▶ [WHAT TO WORK ON]
Your task is to print exactly the lines from the line that contains "Write the seaborn" through the line that contains "y_ticks = [-70, -65, -60, -55, -50, -45, -40]", with pictures left out.

▶ [MATERIAL]
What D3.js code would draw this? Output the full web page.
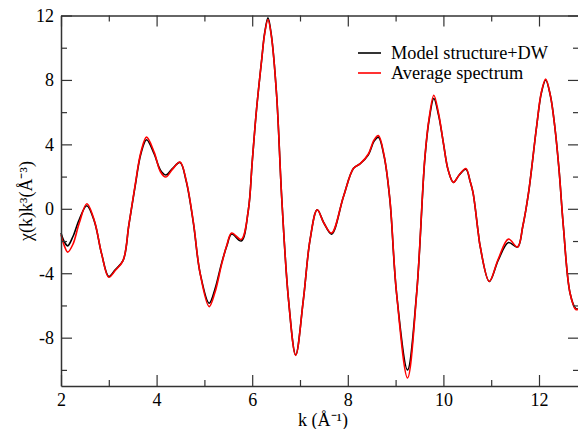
<!DOCTYPE html>
<html><head><meta charset="utf-8">
<script src="https://cdn.jsdelivr.net/npm/d3@7"></script>
<style>body{margin:0;background:#fff;} svg{display:block;} text{font-family:"Liberation Serif","Times New Roman",Times,serif;}</style>
</head><body>
<script>
const kValues = [2.00,2.07,2.14,2.25,2.38,2.54,2.70,2.85,3.00,3.13,3.30,3.42,3.55,3.67,3.79,3.95,4.08,4.19,4.33,4.49,4.62,4.77,4.91,5.10,5.22,5.36,5.47,5.57,5.77,5.92,6.00,6.09,6.20,6.26,6.33,6.40,6.51,6.62,6.76,6.91,7.07,7.21,7.36,7.50,7.66,7.91,8.12,8.26,8.43,8.55,8.64,8.76,8.88,9.02,9.25,9.44,9.61,9.70,9.80,9.90,10.00,10.10,10.21,10.33,10.47,10.56,10.62,10.73,10.77,10.96,11.15,11.36,11.55,11.66,11.78,11.95,12.05,12.14,12.24,12.33,12.42,12.51,12.65,12.77,12.84];
const modelValues = [-1.5,-2.05,-2.3,-1.72,-0.68,0.19,-0.8,-2.8,-4.2,-3.8,-3.2,-1.0,1.39,3.4,4.29,3.4,2.4,2.1,2.5,2.88,1.7,-0.89,-3.99,-5.86,-5.0,-3.37,-2.3,-1.57,-2.0,-0.06,2.9,6.15,9.3,10.9,11.85,10.8,7.1,0.56,-5.65,-9.07,-5.65,-1.93,-0.06,-0.88,-1.57,0.77,2.52,2.8,3.35,4.2,4.45,3.25,0.56,-5.24,-10.0,-5.24,3.04,5.5,6.85,5.8,4.08,2.4,1.64,2.1,2.45,1.7,1.0,-1.51,-2.34,-4.51,-3.17,-2.09,-2.38,-1.1,0.97,5.11,7.2,8.0,7.0,5.11,2.4,-1.1,-5.24,-6.2,-6.2];
const averageValues = [-1.6,-2.3,-2.69,-2.2,-0.9,0.31,-0.75,-2.8,-4.25,-3.85,-3.2,-1.0,1.45,3.5,4.45,3.5,2.3,1.97,2.45,2.9,1.75,-0.85,-4.0,-6.07,-5.2,-3.45,-2.25,-1.5,-1.9,-0.06,2.9,6.15,9.3,10.85,11.75,10.75,7.1,0.56,-5.65,-9.1,-5.65,-1.93,-0.06,-0.88,-1.5,0.77,2.52,2.8,3.4,4.28,4.55,3.3,0.6,-5.24,-10.5,-5.3,3.1,5.6,7.05,5.9,4.08,2.4,1.64,2.1,2.5,1.7,1.0,-1.51,-2.34,-4.51,-3.1,-1.88,-2.38,-1.1,0.97,5.11,7.25,8.05,7.0,5.11,2.4,-1.1,-5.24,-6.25,-6.2];
const xTicks = [2,4,6,8,10,12];
const yTicks = [-8,-4,0,4,8,12];
const seriesNames = ["Model structure+DW","Average spectrum"];
const seriesColors = ["#000000","#ff0000"];

(function () {
const W = 578, H = 429;
const svg = d3.select("body").append("svg").attr("width", W).attr("height", H);
const pl = 61, pr = 579, pt = 15.5, pb = 386;
const x = d3.scaleLinear().domain([2, 2 + (pr - pl) / 47.8]).range([pl, pr]);
const y = d3.scaleLinear().domain([-11, 12]).range([pb, pt]);
const font = '"Liberation Serif","Times New Roman",Times,serif';
const axisColor = "#333";

const xMinor = d3.range(3, 13, 2);
const yMinor = d3.range(-10, 12, 4);

const g = svg.append("g");
const series = [modelValues, averageValues];
series.forEach((vals, i) => {
  const data = kValues.map((k, j) => [k, vals[j]]);
  const line = d3.line().x(d => x(d[0])).y(d => y(d[1])).curve(d3.curveCatmullRom.alpha(0.5));
  g.append("path").datum(data).attr("d", line).attr("fill", "none")
    .attr("stroke", seriesColors[i]).attr("stroke-width", 1.6);
});

function addAxis(axisGen, tx, ty, major, minor) {
  const a = svg.append("g").attr("transform", `translate(${tx},${ty})`);
  a.call(axisGen.tickValues(major).tickSizeInner(-11).tickSizeOuter(0).tickPadding(7).tickFormat(d => String(d)));
  a.attr("font-family", null).attr("font-size", null);
  a.selectAll("path").attr("stroke", axisColor).attr("stroke-width", 1.5);
  a.selectAll("line").attr("stroke", axisColor).attr("stroke-width", 1.2);
  const m = svg.append("g").attr("transform", `translate(${tx},${ty})`);
  m.call(axisGen.tickValues(minor).tickSizeInner(-6).tickSizeOuter(0).tickFormat(""));
  m.select("path").remove();
  m.selectAll("line").attr("stroke", axisColor).attr("stroke-width", 1.2);
  return a;
}
const xb = addAxis(d3.axisBottom(x), 0, pb, xTicks, xMinor);
const xt = addAxis(d3.axisTop(x), 0, pt, xTicks, xMinor);
const yl = addAxis(d3.axisLeft(y), pl, 0, yTicks, yMinor);
const yr = addAxis(d3.axisRight(y), pr, 0, yTicks, yMinor);
xt.selectAll("text").remove();
yr.selectAll("text").remove();
xb.selectAll("text").style("font-family", font).style("font-size", "18px").attr("fill", "#000");
yl.selectAll("text").style("font-family", font).style("font-size", "18px").attr("fill", "#000");

svg.append("text").attr("x", 323).attr("y", 426).attr("text-anchor", "middle")
  .style("font-family", font).style("font-size", "18px").text("k (Å⁻¹)");
svg.append("text").attr("transform", "translate(32,201) rotate(-90)").attr("text-anchor", "middle")
  .style("font-family", font).style("font-size", "18px").text("χ(k)k³(Å⁻³)");

seriesNames.forEach((name, i) => {
  const ly = 53 + i * 20;
  svg.append("line").attr("x1", 358).attr("x2", 381).attr("y1", ly).attr("y2", ly)
    .attr("stroke", seriesColors[i]).attr("stroke-width", 1.6);
  svg.append("text").attr("x", 391).attr("y", ly + 6).style("font-family", font)
    .style("font-size", "18.3px").attr("fill", "#000").text(name);
});
})();
</script>
</body></html>
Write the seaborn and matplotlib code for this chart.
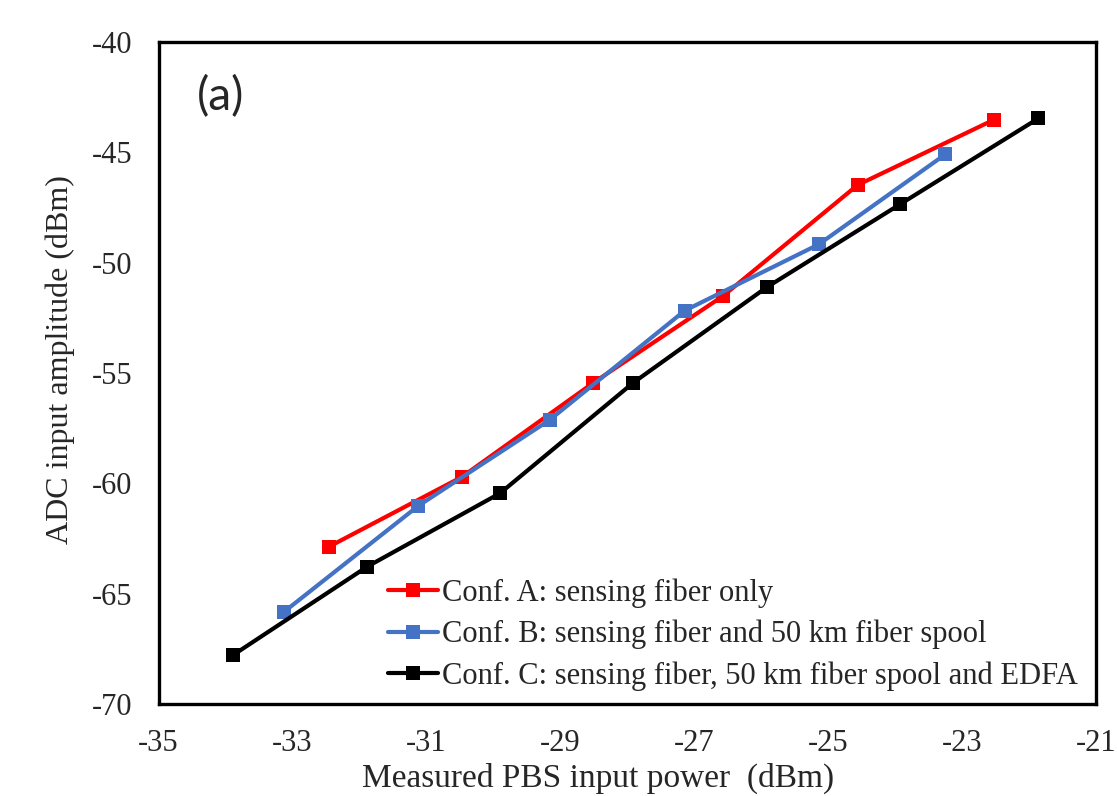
import numpy as np
import pandas as pd
import seaborn as sns
import matplotlib.pyplot as plt

# Values.
labels = ['Conf. A: sensing fiber only',
          'Conf. B: sensing fiber and 50 km fiber spool',
          'Conf. C: sensing fiber, 50 km fiber spool and EDFA']
colors = ['#ff0000', '#4472c4', '#000000']

power_a = [-32.46, -30.47, -28.51, -26.57, -24.56, -22.53]
amp_a = [-62.88, -59.71, -55.45, -51.51, -46.48, -43.53]

power_b = [-33.12, -31.12, -29.16, -27.14, -25.14, -23.25]
amp_b = [-65.81, -61.02, -57.13, -52.17, -49.17, -45.09]

power_c = [-33.89, -31.88, -29.90, -27.91, -25.92, -23.92, -21.86]
amp_c = [-67.79, -63.77, -60.45, -55.44, -51.12, -47.34, -43.46]

x_ticks = [-35, -33, -31, -29, -27, -25, -23, -21]
y_ticks = [-70, -65, -60, -55, -50, -45, -40]

frames = []
for lab, xs, ys in zip(labels, [power_a, power_b, power_c], [amp_a, amp_b, amp_c]):
    frames.append(pd.DataFrame({'power': xs, 'amp': ys, 'conf': lab}))
df = pd.concat(frames, ignore_index=True)

sns.set_style("white")
plt.rcParams['font.family'] = ['Liberation Serif', 'DejaVu Serif']
plt.rcParams['axes.unicode_minus'] = False

fig = plt.figure(figsize=(11.17, 7.96), dpi=100)
ax = fig.add_axes([0.1419, 0.1156, 0.8393, 0.8316])

sns.lineplot(data=df, x='power', y='amp', hue='conf', hue_order=labels,
             palette=colors, marker='s', markersize=9.5, markeredgewidth=0,
             linewidth=3, sort=False, estimator=None, ax=ax)

ax.set_xlim(-35, -21)
ax.set_ylim(-70, -40)
ax.set_xticks(x_ticks)
ax.set_yticks(y_ticks)
ax.tick_params(axis='x', length=0, labelsize=22, pad=18)
ax.tick_params(axis='y', length=0, labelsize=22, pad=19)
for s in ax.spines.values():
    s.set_linewidth(2.4)
    s.set_color('black')

ax.set_xlabel('Measured PBS input power  (dBm)', fontsize=24)
ax.set_ylabel('ADC input amplitude (dBm)', fontsize=23)
ax.xaxis.set_label_coords(0.469, -0.113, transform=ax.transAxes)
ax.yaxis.set_label_coords(-0.105, 0.52, transform=ax.transAxes)
ax.xaxis.label.set_va('center')
ax.yaxis.label.set_va('center')

ax.text(0.041, 0.917, '(a)', transform=ax.transAxes, fontsize=33,
        family=['Lato', 'DejaVu Sans'], va='center', ha='left')

leg = ax.legend(loc='lower right', bbox_to_anchor=(1.0, -0.008), frameon=False,
                fontsize=22, handlelength=1.65, handletextpad=0.12,
                labelspacing=0.4, borderaxespad=0.2)

fig.savefig('out.png', dpi=100)
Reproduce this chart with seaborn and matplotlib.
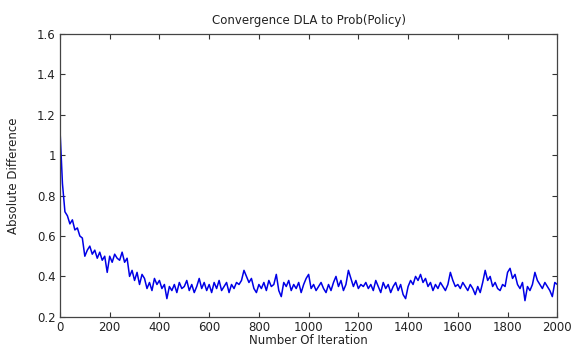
import numpy as np
import pandas as pd
import matplotlib
matplotlib.use("Agg")
import matplotlib.pyplot as plt
import matplotlib.ticker as mticker
import seaborn as sns

# iteration steps (every 10 iterations) and the absolute difference
iterations = np.arange(0, 2001, 10)
abs_diff = [
    1.13, 0.86, 0.72, 0.70, 0.66, 0.68, 0.63, 0.64, 0.60, 0.59,
    0.50, 0.53, 0.55, 0.51, 0.53, 0.49, 0.52, 0.48, 0.50, 0.42,
    0.50, 0.47, 0.51, 0.49, 0.48, 0.52, 0.47, 0.49, 0.40, 0.43,
    0.38, 0.42, 0.36, 0.41, 0.39, 0.34, 0.37, 0.33, 0.39, 0.36,
    0.38, 0.34, 0.36, 0.29, 0.35, 0.33, 0.36, 0.32, 0.37, 0.34,
    0.35, 0.38, 0.33, 0.36, 0.32, 0.35, 0.39, 0.34, 0.37, 0.33,
    0.36, 0.32, 0.37, 0.34, 0.38, 0.33, 0.35, 0.37, 0.32, 0.36,
    0.34, 0.37, 0.36, 0.38, 0.43, 0.40, 0.37, 0.39, 0.34, 0.32,
    0.36, 0.34, 0.37, 0.33, 0.38, 0.35, 0.36, 0.41, 0.33, 0.30,
    0.37, 0.35, 0.38, 0.33, 0.36, 0.34, 0.37, 0.32, 0.36, 0.39,
    0.41, 0.34, 0.36, 0.33, 0.35, 0.37, 0.34, 0.32, 0.36, 0.33,
    0.37, 0.40, 0.35, 0.38, 0.33, 0.36, 0.43, 0.39, 0.35, 0.38,
    0.34, 0.36, 0.35, 0.37, 0.34, 0.36, 0.33, 0.38, 0.35, 0.32,
    0.37, 0.34, 0.36, 0.32, 0.35, 0.37, 0.33, 0.36, 0.31, 0.29,
    0.35, 0.38, 0.36, 0.40, 0.38, 0.41, 0.37, 0.39, 0.35, 0.37,
    0.33, 0.36, 0.34, 0.37, 0.35, 0.33, 0.36, 0.42, 0.38, 0.35,
    0.36, 0.34, 0.37, 0.35, 0.33, 0.36, 0.34, 0.31, 0.35, 0.32,
    0.37, 0.43, 0.38, 0.40, 0.35, 0.37, 0.34, 0.33, 0.36, 0.35,
    0.42, 0.44, 0.39, 0.41, 0.36, 0.34, 0.37, 0.28, 0.35, 0.33,
    0.36, 0.42, 0.38, 0.36, 0.34, 0.37, 0.35, 0.33, 0.30, 0.37,
    0.36,
]
x_ticks = list(range(0, 2001, 200))
y_ticks = [0.2, 0.4, 0.6, 0.8, 1.0, 1.2, 1.4, 1.6]

df = pd.DataFrame({"Iteration": iterations, "AbsDiff": abs_diff})

sns.set_theme(style="white")
plt.rcParams["font.family"] = ["DejaVu Sans"]

fig = plt.figure(figsize=(5.71, 3.47), dpi=100)
ax = fig.add_axes([0.105, 0.087, 0.871, 0.815])

sns.lineplot(data=df, x="Iteration", y="AbsDiff", ax=ax,
             color="#0000e6", linewidth=1.1)

ax.set_xlim(0, 2000)
ax.set_ylim(0.2, 1.6)
ax.set_xticks(x_ticks)
ax.set_yticks(y_ticks)
ax.yaxis.set_major_formatter(mticker.FormatStrFormatter("%g"))
ax.tick_params(direction="in", length=3.5, width=0.8, color="#333333",
               labelsize=8.5, labelcolor="#222222", top=True, right=True,
               bottom=True, left=True, pad=3)
for sp in ax.spines.values():
    sp.set_color("#444444")
    sp.set_linewidth(0.9)

ax.set_title("Convergence DLA to Prob(Policy)", fontsize=8.5, color="#222222", pad=7)
ax.set_xlabel("Number Of Iteration", fontsize=8.5, color="#222222", labelpad=0)
ax.set_ylabel("Absolute Difference", fontsize=8.5, color="#222222", labelpad=12)

fig.savefig("out.png", dpi=100)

▶ [TASK RESULT]
Write the seaborn and matplotlib code for this chart.
import numpy as np
import pandas as pd
import seaborn as sns
import matplotlib.pyplot as plt

# Values.
labels = ['Conf. A: sensing fiber only',
          'Conf. B: sensing fiber and 50 km fiber spool',
          'Conf. C: sensing fiber, 50 km fiber spool and EDFA']
colors = ['#ff0000', '#4472c4', '#000000']

power_a = [-32.46, -30.47, -28.51, -26.57, -24.56, -22.53]
amp_a = [-62.88, -59.71, -55.45, -51.51, -46.48, -43.53]

power_b = [-33.12, -31.12, -29.16, -27.14, -25.14, -23.25]
amp_b = [-65.81, -61.02, -57.13, -52.17, -49.17, -45.09]

power_c = [-33.89, -31.88, -29.90, -27.91, -25.92, -23.92, -21.86]
amp_c = [-67.79, -63.77, -60.45, -55.44, -51.12, -47.34, -43.46]

x_ticks = [-35, -33, -31, -29, -27, -25, -23, -21]
y_ticks = [-70, -65, -60, -55, -50, -45, -40]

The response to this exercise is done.